| Supplied information |
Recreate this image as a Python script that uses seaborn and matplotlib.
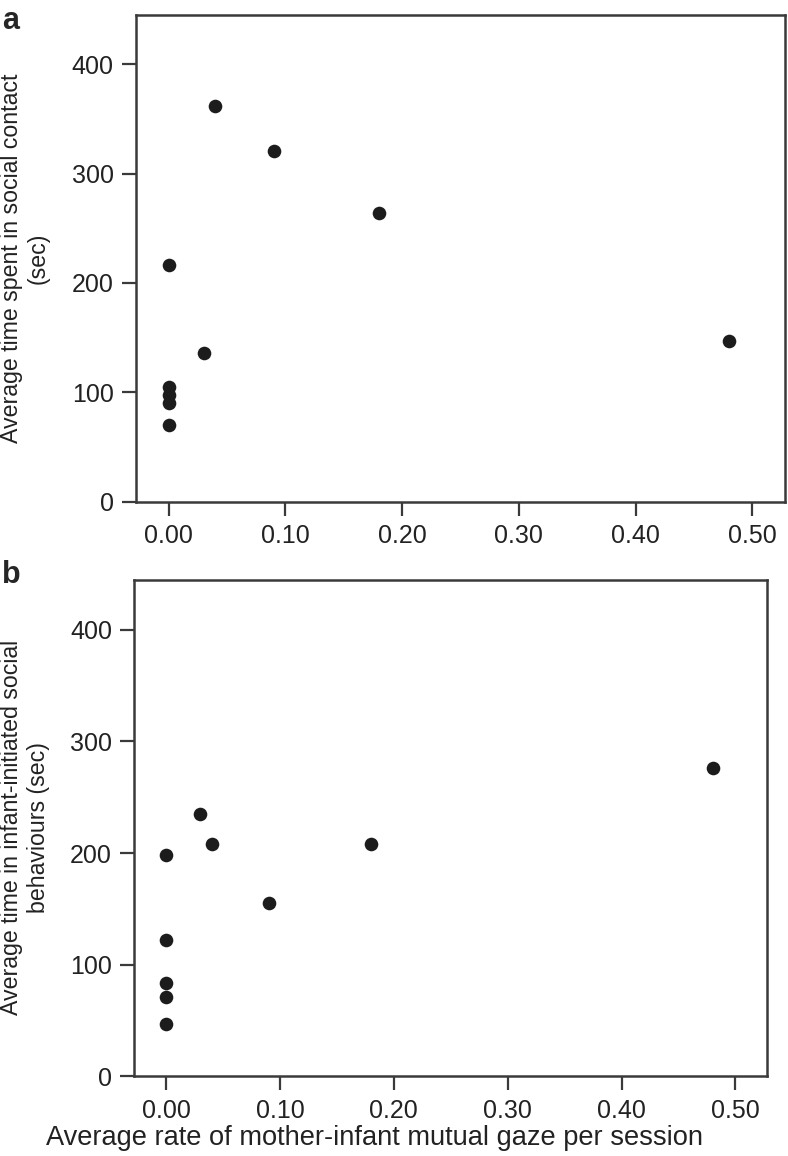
import matplotlib
matplotlib.use("Agg")
import matplotlib.pyplot as plt
import numpy as np
import pandas as pd
import seaborn as sns

# --- data ------------------------------------------------------------------
gaze_rate = [0.00, 0.00, 0.00, 0.00, 0.00, 0.03, 0.04, 0.09, 0.18, 0.48]
social_contact = [216, 105, 98, 90, 70, 136, 362, 321, 264, 147]
infant_initiated = [198, 122, 84, 71, 47, 235, 208, 155, 208, 276]

x_ticks = [0.00, 0.10, 0.20, 0.30, 0.40, 0.50]
y_ticks = [0, 100, 200, 300, 400]

# ---------------------------------------------------------------------------
sns.set_style('ticks')
plt.rcParams['font.family'] = ['Liberation Sans', 'DejaVu Sans']

TICK_FS = 18
LABEL_FS = 16.7
XLABEL_FS = 19.6

df = pd.DataFrame({'gaze': gaze_rate,
                   'contact': social_contact,
                   'initiated': infant_initiated})

fig = plt.figure(figsize=(7.88, 11.56), dpi=100)
ax_a = fig.add_axes([0.1726, 0.566, 0.8236, 0.421])
ax_b = fig.add_axes([0.1704, 0.0689, 0.8033, 0.4298])

spine_col = '#3a3a3a'

def style_panel(ax):
    ax.set_xlim(-0.028, 0.528)
    ax.set_ylim(0, 445)
    ax.set_xticks(x_ticks)
    ax.set_xticklabels([f'{v:.2f}' for v in x_ticks])
    ax.set_yticks(y_ticks)
    for s in ax.spines.values():
        s.set_color(spine_col)
        s.set_linewidth(1.8)
    ax.tick_params(axis='both', direction='out', length=10, width=1.6,
                   color=spine_col, labelsize=TICK_FS, labelcolor='#222222')
    ax.tick_params(axis='x', pad=6)
    ax.tick_params(axis='y', pad=6)

sns.scatterplot(data=df, x='gaze', y='contact', ax=ax_a, s=96,
                color='#1c1c1c', linewidth=0, legend=False)
style_panel(ax_a)
ax_a.set_xlabel('')
ax_a.set_ylabel('Average time spent in social contact\n(sec)',
                fontsize=LABEL_FS, color='#222222', multialignment='center')
ax_a.yaxis.set_label_coords(-0.133, 0.5)

sns.scatterplot(data=df, x='gaze', y='initiated', ax=ax_b, s=96,
                color='#1c1c1c', linewidth=0, legend=False)
style_panel(ax_b)
ax_b.set_xlabel('Average rate of mother-infant mutual gaze per session',
                fontsize=XLABEL_FS, color='#222222')
ax_b.xaxis.set_label_coords(0.379, -0.124)
ax_b.xaxis.label.set_va('center')
ax_b.set_ylabel('Average time in infant-initiated social\nbehaviours (sec)',
                fontsize=LABEL_FS, color='#222222', multialignment='center')
ax_b.yaxis.set_label_coords(-0.133, 0.5)

fig.text(0.003, 0.995, 'a', fontsize=22, fontweight='bold', va='top', ha='left')
fig.text(0.003, 0.516, 'b', fontsize=22, fontweight='bold', va='top', ha='left')

fig.savefig('out.png', dpi=100, facecolor='white')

| Your objective |
Repeat the material above verbatim, with no pictures in the output.

| Expected answer |
Recreate this image as a Python script that uses seaborn and matplotlib.
import matplotlib
matplotlib.use("Agg")
import matplotlib.pyplot as plt
import numpy as np
import pandas as pd
import seaborn as sns

# --- data ------------------------------------------------------------------
gaze_rate = [0.00, 0.00, 0.00, 0.00, 0.00, 0.03, 0.04, 0.09, 0.18, 0.48]
social_contact = [216, 105, 98, 90, 70, 136, 362, 321, 264, 147]
infant_initiated = [198, 122, 84, 71, 47, 235, 208, 155, 208, 276]

x_ticks = [0.00, 0.10, 0.20, 0.30, 0.40, 0.50]
y_ticks = [0, 100, 200, 300, 400]

# ---------------------------------------------------------------------------
sns.set_style('ticks')
plt.rcParams['font.family'] = ['Liberation Sans', 'DejaVu Sans']

TICK_FS = 18
LABEL_FS = 16.7
XLABEL_FS = 19.6

df = pd.DataFrame({'gaze': gaze_rate,
                   'contact': social_contact,
                   'initiated': infant_initiated})

fig = plt.figure(figsize=(7.88, 11.56), dpi=100)
ax_a = fig.add_axes([0.1726, 0.566, 0.8236, 0.421])
ax_b = fig.add_axes([0.1704, 0.0689, 0.8033, 0.4298])

spine_col = '#3a3a3a'

def style_panel(ax):
    ax.set_xlim(-0.028, 0.528)
    ax.set_ylim(0, 445)
    ax.set_xticks(x_ticks)
    ax.set_xticklabels([f'{v:.2f}' for v in x_ticks])
    ax.set_yticks(y_ticks)
    for s in ax.spines.values():
        s.set_color(spine_col)
        s.set_linewidth(1.8)
    ax.tick_params(axis='both', direction='out', length=10, width=1.6,
                   color=spine_col, labelsize=TICK_FS, labelcolor='#222222')
    ax.tick_params(axis='x', pad=6)
    ax.tick_params(axis='y', pad=6)

sns.scatterplot(data=df, x='gaze', y='contact', ax=ax_a, s=96,
                color='#1c1c1c', linewidth=0, legend=False)
style_panel(ax_a)
ax_a.set_xlabel('')
ax_a.set_ylabel('Average time spent in social contact\n(sec)',
                fontsize=LABEL_FS, color='#222222', multialignment='center')
ax_a.yaxis.set_label_coords(-0.133, 0.5)

sns.scatterplot(data=df, x='gaze', y='initiated', ax=ax_b, s=96,
                color='#1c1c1c', linewidth=0, legend=False)
style_panel(ax_b)
ax_b.set_xlabel('Average rate of mother-infant mutual gaze per session',
                fontsize=XLABEL_FS, color='#222222')
ax_b.xaxis.set_label_coords(0.379, -0.124)
ax_b.xaxis.label.set_va('center')
ax_b.set_ylabel('Average time in infant-initiated social\nbehaviours (sec)',
                fontsize=LABEL_FS, color='#222222', multialignment='center')
ax_b.yaxis.set_label_coords(-0.133, 0.5)

fig.text(0.003, 0.995, 'a', fontsize=22, fontweight='bold', va='top', ha='left')
fig.text(0.003, 0.516, 'b', fontsize=22, fontweight='bold', va='top', ha='left')

fig.savefig('out.png', dpi=100, facecolor='white')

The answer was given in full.